** begin Supplied material **

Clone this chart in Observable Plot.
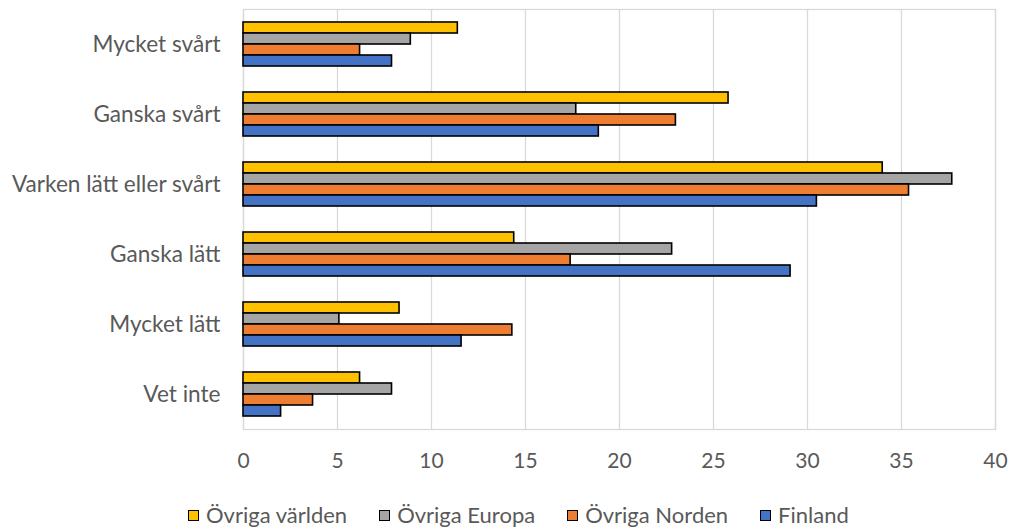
<!DOCTYPE html>
<html>
<head>
<meta charset="utf-8">
<script src="https://cdn.jsdelivr.net/npm/d3@7"></script>
<script src="https://cdn.jsdelivr.net/npm/@observablehq/plot@0.6"></script>
<style>
  body { margin: 0; background: #fff; font-family: Lato, "Open Sans", sans-serif; }
  #legend { display: flex; align-items: center; margin-top: 23px; padding-left: 188px; height: 24px; line-height: 24px; font-size: 22px; color: #595959; white-space: nowrap; }
  .item { display: flex; align-items: center; margin-right: 32px; }
  .sw { width: 9px; height: 9px; border: 1.5px solid #000; margin-right: 7px; flex: none; }
</style>
</head>
<body>
<div id="chart"></div>
<div id="legend"></div>
<script>
const categories = ["Mycket svårt", "Ganska svårt", "Varken lätt eller svårt", "Ganska lätt", "Mycket lätt", "Vet inte"];
const series = ["Övriga världen", "Övriga Europa", "Övriga Norden", "Finland"];
const colors = ["#FFC000", "#A5A5A5", "#ED7D31", "#4472C4"];
const ovrigaVarlden = [11.4, 25.8, 34.0, 14.4, 8.3, 6.2];
const ovrigaEuropa  = [8.9, 17.7, 37.7, 22.8, 5.1, 7.9];
const ovrigaNorden  = [6.2, 23.0, 35.4, 17.4, 14.3, 3.7];
const finland       = [7.9, 18.9, 30.5, 29.1, 11.6, 2.0];
const xTicks = [0, 5, 10, 15, 20, 25, 30, 35, 40];

const seriesValues = [ovrigaVarlden, ovrigaEuropa, ovrigaNorden, finland];
const data = categories.flatMap((c, i) => series.map((s, j) => ({category: c, series: s, value: seriesValues[j][i]})));

const chart = Plot.plot({
  width: 1009,
  height: 480,
  marginLeft: 243,
  marginRight: 14,
  marginTop: 7,
  marginBottom: 50,
  style: {fontFamily: "Lato, 'Open Sans', sans-serif", color: "#595959", background: "#fff"},
  x: {domain: [0, 40], label: null},
  y: {domain: series, paddingInner: 0, paddingOuter: 0.9375, axis: null},
  fy: {domain: categories, padding: 0, label: null},
  color: {domain: series, range: colors},
  marks: [
    Plot.gridX(xTicks, {stroke: "#d9d9d9", strokeOpacity: 1, strokeWidth: 1.3}),
    Plot.frame({facet: "super", stroke: "#d9d9d9", strokeWidth: 1.3}),
    Plot.barX(data, {x: "value", y: "series", fy: "category", fill: "series", stroke: "#000", strokeWidth: 1.6}),
    Plot.axisX(xTicks, {tickSize: 0, tickPadding: 24, label: null, fill: "#595959", fontSize: 21}),
    Plot.axisFy({anchor: "left", tickSize: 0, tickPadding: 23, label: null, fill: "#595959", fontSize: 22.6})
  ]
});
document.getElementById("chart").appendChild(chart);

const legend = document.getElementById("legend");
series.forEach((s, j) => {
  const item = document.createElement("div");
  item.className = "item";
  const sw = document.createElement("span");
  sw.className = "sw";
  sw.style.background = colors[j];
  const t = document.createElement("span");
  t.textContent = s;
  item.appendChild(sw);
  item.appendChild(t);
  legend.appendChild(item);
});
</script>
</body>
</html>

** end Supplied material **

* _Instructions for the task_
Transcribe the full listing character for character. Pictures are excluded.

* _Result of the exercise_
Clone this chart in Observable Plot.
<!DOCTYPE html>
<html>
<head>
<meta charset="utf-8">
<script src="https://cdn.jsdelivr.net/npm/d3@7"></script>
<script src="https://cdn.jsdelivr.net/npm/@observablehq/plot@0.6"></script>
<style>
  body { margin: 0; background: #fff; font-family: Lato, "Open Sans", sans-serif; }
  #legend { display: flex; align-items: center; margin-top: 23px; padding-left: 188px; height: 24px; line-height: 24px; font-size: 22px; color: #595959; white-space: nowrap; }
  .item { display: flex; align-items: center; margin-right: 32px; }
  .sw { width: 9px; height: 9px; border: 1.5px solid #000; margin-right: 7px; flex: none; }
</style>
</head>
<body>
<div id="chart"></div>
<div id="legend"></div>
<script>
const categories = ["Mycket svårt", "Ganska svårt", "Varken lätt eller svårt", "Ganska lätt", "Mycket lätt", "Vet inte"];
const series = ["Övriga världen", "Övriga Europa", "Övriga Norden", "Finland"];
const colors = ["#FFC000", "#A5A5A5", "#ED7D31", "#4472C4"];
const ovrigaVarlden = [11.4, 25.8, 34.0, 14.4, 8.3, 6.2];
const ovrigaEuropa  = [8.9, 17.7, 37.7, 22.8, 5.1, 7.9];
const ovrigaNorden  = [6.2, 23.0, 35.4, 17.4, 14.3, 3.7];
const finland       = [7.9, 18.9, 30.5, 29.1, 11.6, 2.0];
const xTicks = [0, 5, 10, 15, 20, 25, 30, 35, 40];

const seriesValues = [ovrigaVarlden, ovrigaEuropa, ovrigaNorden, finland];
const data = categories.flatMap((c, i) => series.map((s, j) => ({category: c, series: s, value: seriesValues[j][i]})));

const chart = Plot.plot({
  width: 1009,
  height: 480,
  marginLeft: 243,
  marginRight: 14,
  marginTop: 7,
  marginBottom: 50,
  style: {fontFamily: "Lato, 'Open Sans', sans-serif", color: "#595959", background: "#fff"},
  x: {domain: [0, 40], label: null},
  y: {domain: series, paddingInner: 0, paddingOuter: 0.9375, axis: null},
  fy: {domain: categories, padding: 0, label: null},
  color: {domain: series, range: colors},
  marks: [
    Plot.gridX(xTicks, {stroke: "#d9d9d9", strokeOpacity: 1, strokeWidth: 1.3}),
    Plot.frame({facet: "super", stroke: "#d9d9d9", strokeWidth: 1.3}),
    Plot.barX(data, {x: "value", y: "series", fy: "category", fill: "series", stroke: "#000", strokeWidth: 1.6}),
    Plot.axisX(xTicks, {tickSize: 0, tickPadding: 24, label: null, fill: "#595959", fontSize: 21}),
    Plot.axisFy({anchor: "left", tickSize: 0, tickPadding: 23, label: null, fill: "#595959", fontSize: 22.6})
  ]
});
document.getElementById("chart").appendChild(chart);

const legend = document.getElementById("legend");
series.forEach((s, j) => {
  const item = document.createElement("div");
  item.className = "item";
  const sw = document.createElement("span");
  sw.className = "sw";
  sw.style.background = colors[j];
  const t = document.createElement("span");
  t.textContent = s;
  item.appendChild(sw);
  item.appendChild(t);
  legend.appendChild(item);
});
</script>
</body>
</html>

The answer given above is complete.